Bilateral talks may set tone for Hague ruling mention
THE INAUGURAL bilateral consultations that the Philippines and China will hold tomorrow to zero in on the South China Sea issue could provide a “setting” for Manila to finally bring up its legal victory against Beijing’s maritime encroachment, the Philippine ambassador to China said yesterday.
Friday’s bilateral meeting — which aims to put the maritime row issue on a “separate track” while Manila and Beijing foster economic and diplomatic ties — will be held in China’s Guiyang City.
Philippine Ambassador to China Jose Santiago L. Sta. Romana will lead the country’s delegation while China will be represented by Chinese Ambassador to the Philippines Zhao Jianhua. Both sides agreed to meet twice a year.
In a televised media interview in Beijing on Wednesday which aired also in Manila, Mr. Sta. Romana said the upcoming negotiations could possibly give the Philippines the opportunity to put its legally won maritime entitlements on the table.
But that would only happen “at the proper time,” Mr. Sta. Romana said, adding that the upcoming bilateral talks should not begin with “the issue that will divide you.”
“This is the mechanism that could provide a setting for it,” the Filipino diplomat said, responding to a question on whether the bilateral consultative meeting is the “right platform” to discuss the Hague ruling.
“The question is at what point will you bring it up and the President’s instruction is quite clear: at the proper time. We don’t start with the issue that will divide you… If there is a mechanism for discussing it, this is it.”
Ties between Manila and Beijing had strained under the administration of former Philippine President Benigno S. C. Aquino III after the former challenged Beijing in a United Nationsbacked arbitral tribunal that
ruled against the Asian power’s sweeping claims in the contested sea.
But Mr. Aquino’s successor, Rodrigo R. Duterte, has shifted the country’s diplomatic focus by seeking support from China for massive infrastructure projects, moving away from its traditional treaty ally, the US.
Mr. Duterte has set aside the arbitral ruling and said he will revisit it later in his term — a move that critics describe as a silent position taken by the chief executive on the territorial row that dogged his predecessors.
“Sometimes you have to give diplomacy a chance,” Mr. Sta. Romana said, adding that China had already “softened” its stance when Mr. Duterte charted an independent foreign policy by “no longer acting in the interest of a foreign power” — an apparent reference to Washington.
Besides China and the Philippines, Asian neighbors Vietnam, Malaysia, Brunei, and Taiwan also have overlapping claims to the South China Sea.
Trillion dollars’ worth of ship-borne goods annually pass through the strategic waterway, which is also known for its abundance of fish and potential oil reserves.
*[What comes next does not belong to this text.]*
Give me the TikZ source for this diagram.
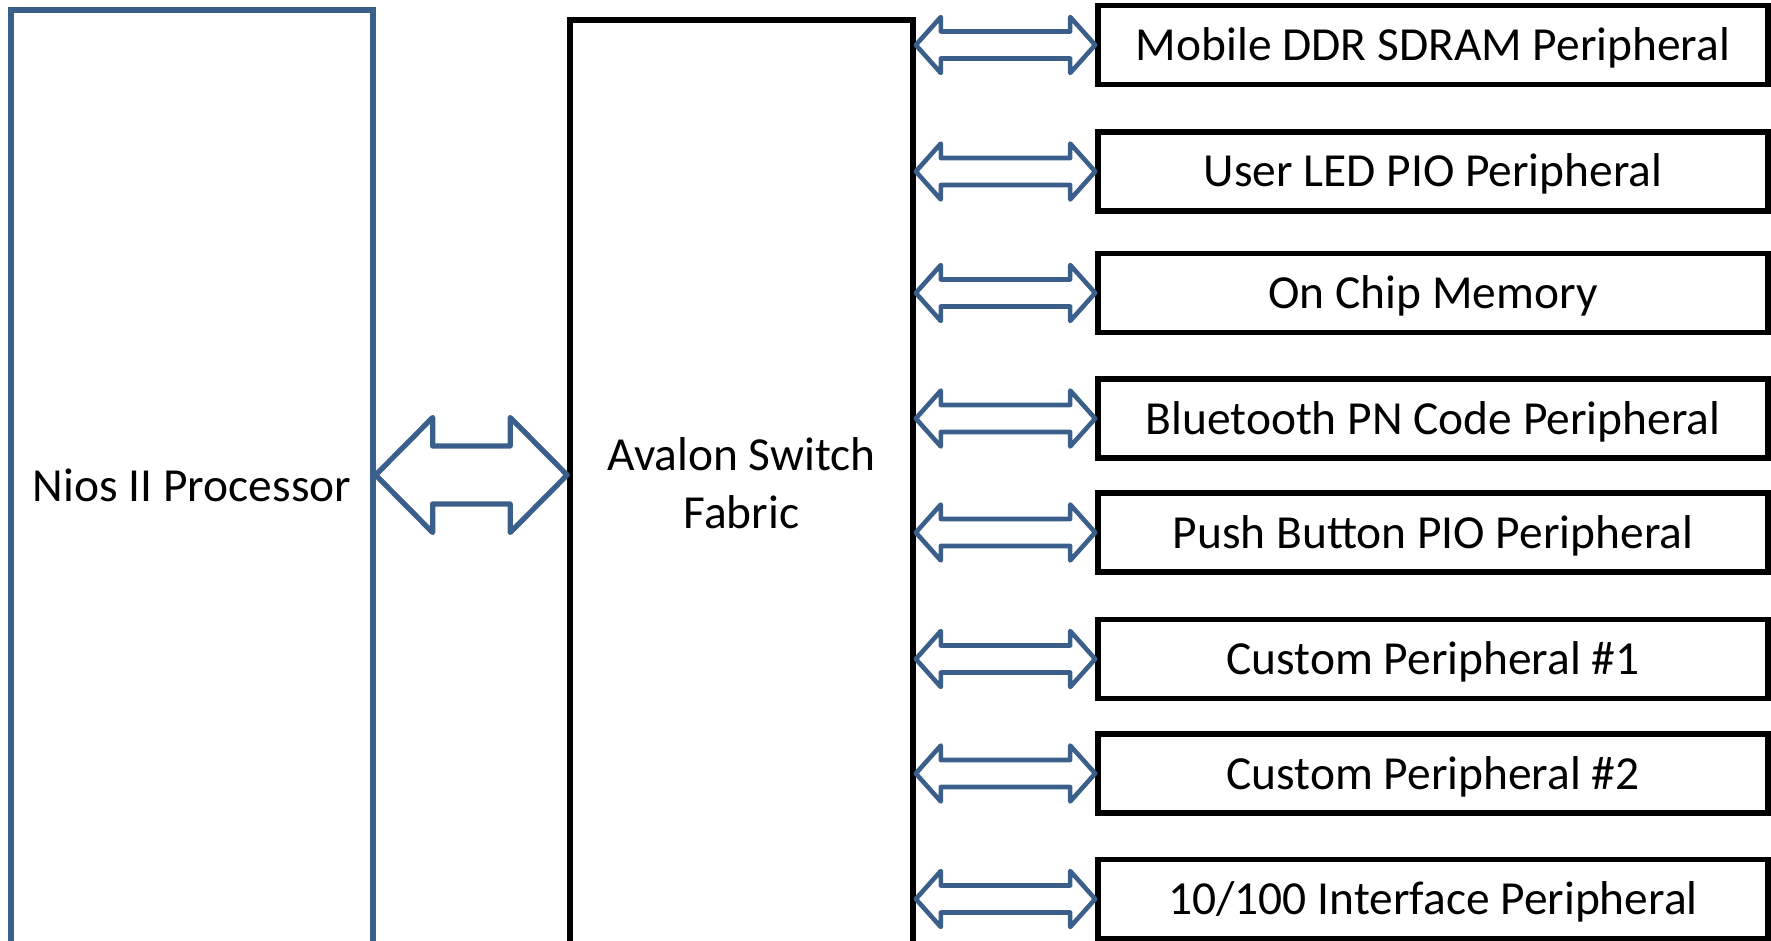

Ahead of the bilateral consultations, Mr. Duterte said he is open to a trilateral oil exploration in the resource-rich sea with rival claimants China and Vietnam, but “it has to be fair and it has to be balanced.”
“CONSENSUS”
Chinese Foreign Ministry Spokesperson Hua Chunying said in a regular press briefing on Tuesday — an English transcript of which was posted yesterday on the foreign ministry’s website — that China “commends” Mr. Duterte for reaching a consensus with his Chinese counterpart to “properly resolve” the sea row through a bilateral consultation.
“China would like to work with the Philippines to implement the relevant consensus reached between the two leaders, and maintain the long- term development of bilateral relations as well as peace and stability in the South China Sea, which is also in line with the responsibilities that must be shouldered by China and the Philippines,” read the transcript of Ms. Hua’s briefing.
Mr. Duterte visited Beijing for the second time last week and had separate dialogues with Chinese President Xi Jinping and Chinese Premier Li Keqiang on the sidelines of the China-sponsored Belt and Road Forum for International Cooperation.
Mr. Duterte also witnessed the signing of bilateral agreements on energy, communications, financing, and human resource development.
“China is very liberal and generous,” he said upon his return from Beijing. “We have always been very thankful to China for its generosity.”